4.   Your friend’s Girlfriends will hate you.
They will see you as a dangerous threat, more so than any woman hitting on “their man”. They will view you as a bad influence, as the main reason their partner might stray. To them, you are constantly tempting their boyfriends with offerings of easy women and stripper clubs, even if you've never been to one. Nothing will strike fear into their hearts as “Guy’s night” where you are involved.

5.  You will be expected to accept however badly your girlfriend treats you.
So you settled into a relationship. The lady IS doing you a favor by simply being by your side, because you know you don’t deserve a “Nice” Woman. You WILL be reminded of all the insinuations and accusations she will have to deal with, all your lies and cheating, and whatever it is that the PUA guys do. The fact that you don’t do any of that is irrelevant, and you should just be thankful she even paid attention to you to begin with. Right?

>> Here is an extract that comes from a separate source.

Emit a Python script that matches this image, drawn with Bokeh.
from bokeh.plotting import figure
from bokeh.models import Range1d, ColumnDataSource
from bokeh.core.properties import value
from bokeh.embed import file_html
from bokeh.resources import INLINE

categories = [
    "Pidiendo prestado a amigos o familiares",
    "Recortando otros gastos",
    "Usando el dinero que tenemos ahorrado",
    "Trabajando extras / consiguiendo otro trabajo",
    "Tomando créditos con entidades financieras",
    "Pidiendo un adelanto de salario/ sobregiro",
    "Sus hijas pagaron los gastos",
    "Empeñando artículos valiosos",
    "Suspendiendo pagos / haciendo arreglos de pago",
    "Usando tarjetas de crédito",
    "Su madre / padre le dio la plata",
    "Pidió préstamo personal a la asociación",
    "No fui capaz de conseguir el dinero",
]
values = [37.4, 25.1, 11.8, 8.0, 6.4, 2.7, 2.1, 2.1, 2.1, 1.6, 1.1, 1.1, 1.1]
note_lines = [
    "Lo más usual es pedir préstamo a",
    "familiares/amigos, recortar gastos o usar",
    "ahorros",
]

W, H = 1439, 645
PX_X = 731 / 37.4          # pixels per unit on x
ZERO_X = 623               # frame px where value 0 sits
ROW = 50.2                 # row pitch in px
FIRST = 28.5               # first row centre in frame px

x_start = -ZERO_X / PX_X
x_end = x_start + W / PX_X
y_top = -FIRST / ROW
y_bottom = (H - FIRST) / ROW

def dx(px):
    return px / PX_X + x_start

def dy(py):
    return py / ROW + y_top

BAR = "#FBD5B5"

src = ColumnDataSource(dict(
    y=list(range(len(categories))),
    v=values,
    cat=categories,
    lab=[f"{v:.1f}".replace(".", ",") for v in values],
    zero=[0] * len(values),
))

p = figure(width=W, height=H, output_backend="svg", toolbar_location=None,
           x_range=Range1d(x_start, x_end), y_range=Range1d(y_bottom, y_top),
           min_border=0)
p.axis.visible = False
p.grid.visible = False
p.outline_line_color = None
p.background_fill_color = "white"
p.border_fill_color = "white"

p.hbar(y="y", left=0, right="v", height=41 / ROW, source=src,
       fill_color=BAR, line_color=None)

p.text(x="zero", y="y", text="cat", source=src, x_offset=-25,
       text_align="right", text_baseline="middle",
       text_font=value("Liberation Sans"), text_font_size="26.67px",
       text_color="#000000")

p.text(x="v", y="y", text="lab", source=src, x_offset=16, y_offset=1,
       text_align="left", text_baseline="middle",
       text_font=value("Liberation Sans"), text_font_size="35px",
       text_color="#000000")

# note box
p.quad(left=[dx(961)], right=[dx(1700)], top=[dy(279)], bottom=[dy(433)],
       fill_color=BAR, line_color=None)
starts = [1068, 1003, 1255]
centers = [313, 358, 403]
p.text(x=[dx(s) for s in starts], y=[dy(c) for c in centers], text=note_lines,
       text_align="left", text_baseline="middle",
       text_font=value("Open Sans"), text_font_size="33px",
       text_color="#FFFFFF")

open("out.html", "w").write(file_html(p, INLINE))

6.  You will attract women for all the wrong reasons.
For all the stories and myths that develop beyond whatever reality might be, you will notice how some women will actually seek you out. It’s not that they want to know you as a person, or they are genuinely interested in you, or that they see past the rumors. They just want to know if the rumors were true and have a story to tell their girlfriends. Since you will “chase after” every single woman out there, the fact that you might not be interested in them will be seen as a personal attack and insult to her.

7.  Nothing says "Gay-Man" like being attracted to women.
Maybe it’s the idea that some men hide their sexual insecurities behind womanizing, maybe it’s the guys envious of the stories they heard, maybe it was the women you rejected in item 6, or maybe it was that you could care less about the sexual orientation of your friends, so for you there is no such thing as "gay" friends but rather just friends. For whatever reason it was, you will hear accusations of being gay. LOTS OF THEM. But never from gay people, just from uptight repressed "straight" people.

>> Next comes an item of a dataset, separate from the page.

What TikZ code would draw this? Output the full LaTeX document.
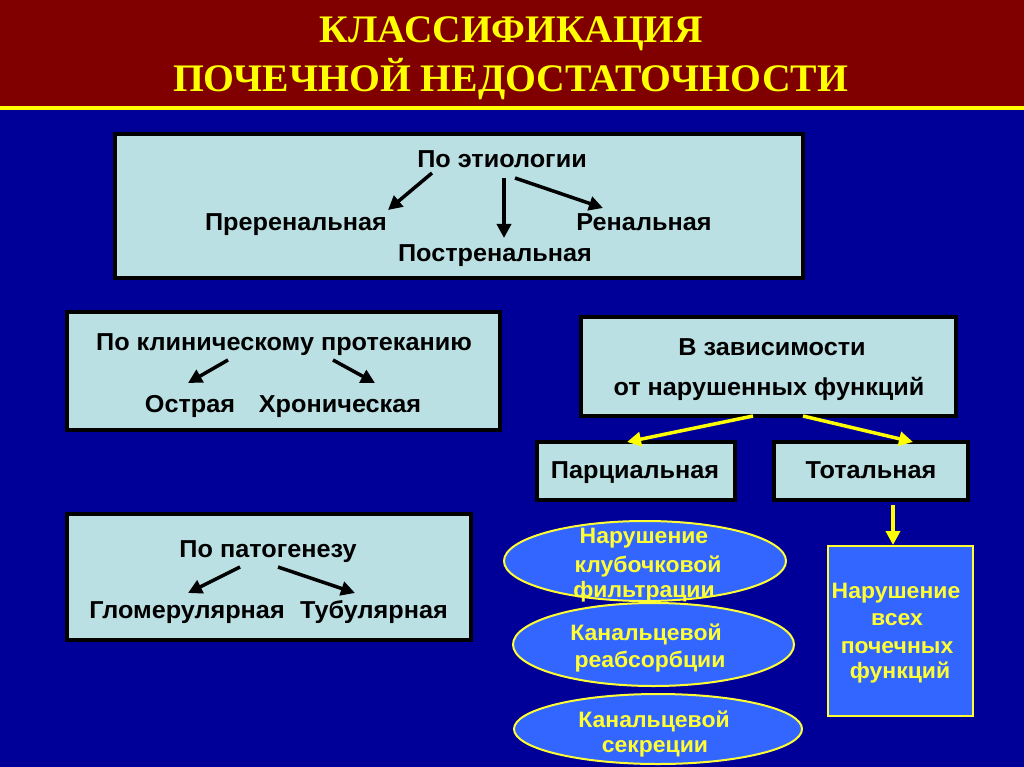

8.   You will learn to avoid making judgment calls and learn to accept everyone as is.
After living under social scrutiny, judgmental stares, and hypocrisy; you realize that every time you do the same to others, you become what you hate. As soon as you remove that “holier than thou” attitude, you learn to view everyone as your equal. You will realize that nobody is beneath you or above you. Some of the most interesting people in the world are those cast out by the mainstream crowd. These people chose to follow their own path, or were able to survive the path thrown to them by life. Learn from them and learn from their struggle. They will teach you how to live with your cracks and scars as badges of pride.

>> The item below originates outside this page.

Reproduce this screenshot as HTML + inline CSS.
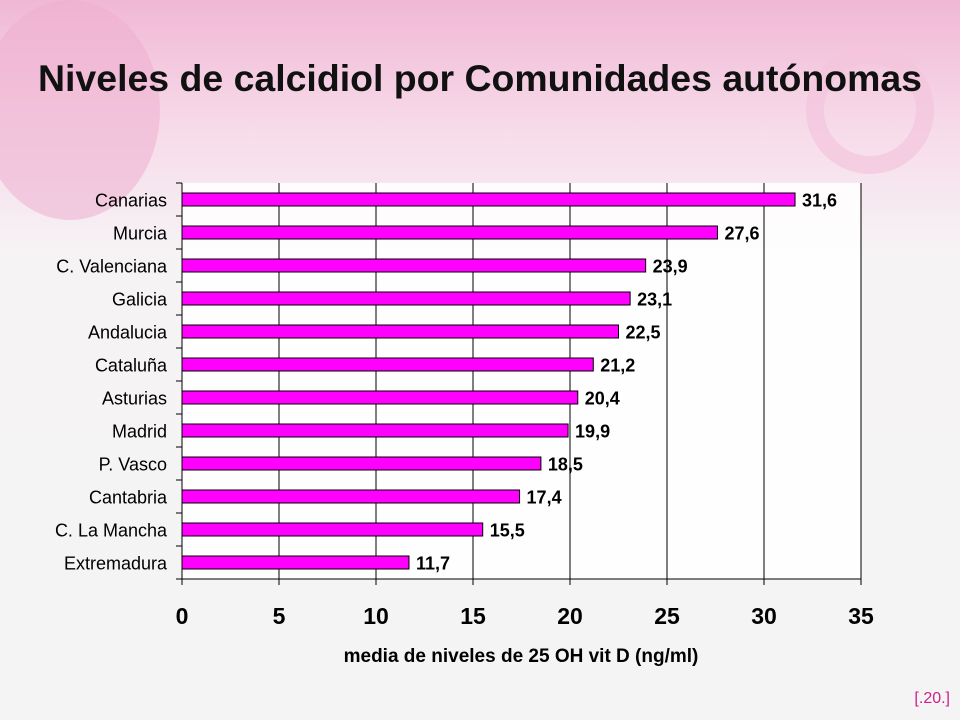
<!DOCTYPE html>
<html><head><meta charset="utf-8"><style>
html,body{margin:0;padding:0;width:960px;height:720px;overflow:hidden;font-family:"Liberation Sans",sans-serif}
</style></head><body>
<svg id="chart" width="960" height="720" xmlns="http://www.w3.org/2000/svg">
<defs>
<linearGradient id="bg" x1="0" y1="0" x2="0" y2="1">
<stop offset="0" stop-color="#f0b8d6"/><stop offset="0.18" stop-color="#f7dbe9"/><stop offset="0.35" stop-color="#f6f3f5"/><stop offset="1" stop-color="#f4f4f4"/>
</linearGradient>
</defs>
<rect width="960" height="720" fill="url(#bg)"/>
<ellipse cx="70" cy="110" rx="90" ry="110" fill="#eeaed0" opacity="0.55"/>
<circle cx="870" cy="110" r="55" fill="none" stroke="#f3c4dd" stroke-width="18" opacity="0.7"/>
<rect x="182" y="183" width="679" height="396" fill="#ffffff" opacity="0.85"/>
<text x="480" y="91" text-anchor="middle" font-size="37" font-weight="bold" fill="#111" textLength="884" lengthAdjust="spacingAndGlyphs">Niveles de calcidiol por Comunidades autónomas</text>
<g id="plot"></g>
<text x="521" y="662" text-anchor="middle" font-size="19" font-weight="bold" fill="#000">media de niveles de 25 OH vit D (ng/ml)</text>
<text x="950" y="703" text-anchor="end" font-size="16" fill="#d0208a">[.20.]</text>
</svg>
<script>
const categories=["Canarias","Murcia","C. Valenciana","Galicia","Andalucia","Cataluña","Asturias","Madrid","P. Vasco","Cantabria","C. La Mancha","Extremadura"];
const values=[31.6,27.6,23.9,23.1,22.5,21.2,20.4,19.9,18.5,17.4,15.5,11.7];
const xTicks=[0,5,10,15,20,25,30,35];
const NS="http://www.w3.org/2000/svg";
const g=document.getElementById('plot');
const x0=182,x1=861,yTop=183,yBot=579;
const xs=v=>x0+(v-0)/(35-0)*(x1-x0);
const band=(yBot-yTop)/categories.length;
function mk(t,a){const e=document.createElementNS(NS,t);for(const k in a)e.setAttribute(k,a[k]);g.appendChild(e);return e;}
xTicks.forEach((t,i)=>{
 if(t>0){const l=mk('line',{x1:xs(t),x2:xs(t),y1:yTop,y2:yBot,stroke:'#000','stroke-width':1});
 
 }
 const tk=mk('line',{x1:xs(t),x2:xs(t),y1:yBot,y2:yBot+6,stroke:'#000'});
 
 
 const tx=mk('text',{x:xs(t),y:624,'text-anchor':'middle','font-size':23,'font-weight':'bold',fill:'#000'});
 tx.textContent=t;
 
 
});
categories.forEach((c,i)=>{
 const cy=yTop+band*(i+0.5);
 const r=mk('rect',{x:x0,y:cy-6.5,width:xs(values[i])-x0,height:13,fill:'#ff00ff',stroke:'#000','stroke-width':1});
 
 
 const lb=mk('text',{x:xs(values[i])+7,y:cy+7,'font-size':18,'font-weight':'bold',fill:'#000'});
 lb.textContent=values[i].toFixed(1).replace('.',',');
 
 
 const cl=mk('text',{x:x0-15,y:cy+7,'text-anchor':'end','font-size':18,fill:'#000'});
 cl.textContent=c;
 
 
});
for(let i=0;i<=categories.length;i++){
 const y=yTop+band*i;
 const t=mk('line',{x1:x0-6,x2:x0,y1:y,y2:y,stroke:'#000'});
 
 
}
const ya=mk('line',{x1:x0,x2:x0,y1:yTop,y2:yBot,stroke:'#000'});


const xa=mk('line',{x1:x0,x2:x1,y1:yBot,y2:yBot,stroke:'#000'});


</script>
</body></html>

9.  “Fuck It” is an absolutely acceptable response.
People will talk about you, people will judge you, and people will hate you for no apparent reason. This will eat you inside and destroy your soul if you let it. That’s till you understand that if you remove the sense of injury, you remove the ability of others offending you. Trust me; you will lead a fuller life than those who chose to judge others instead of living.

10.  And as a last note, I leave you with the most important lesson of all, one that you have to carry with you every day, and most fill everything you do. The greatest gift you can offer anyone is to treat them with Dignity and the greatest complement anyone can pay you is a Sincere Smile.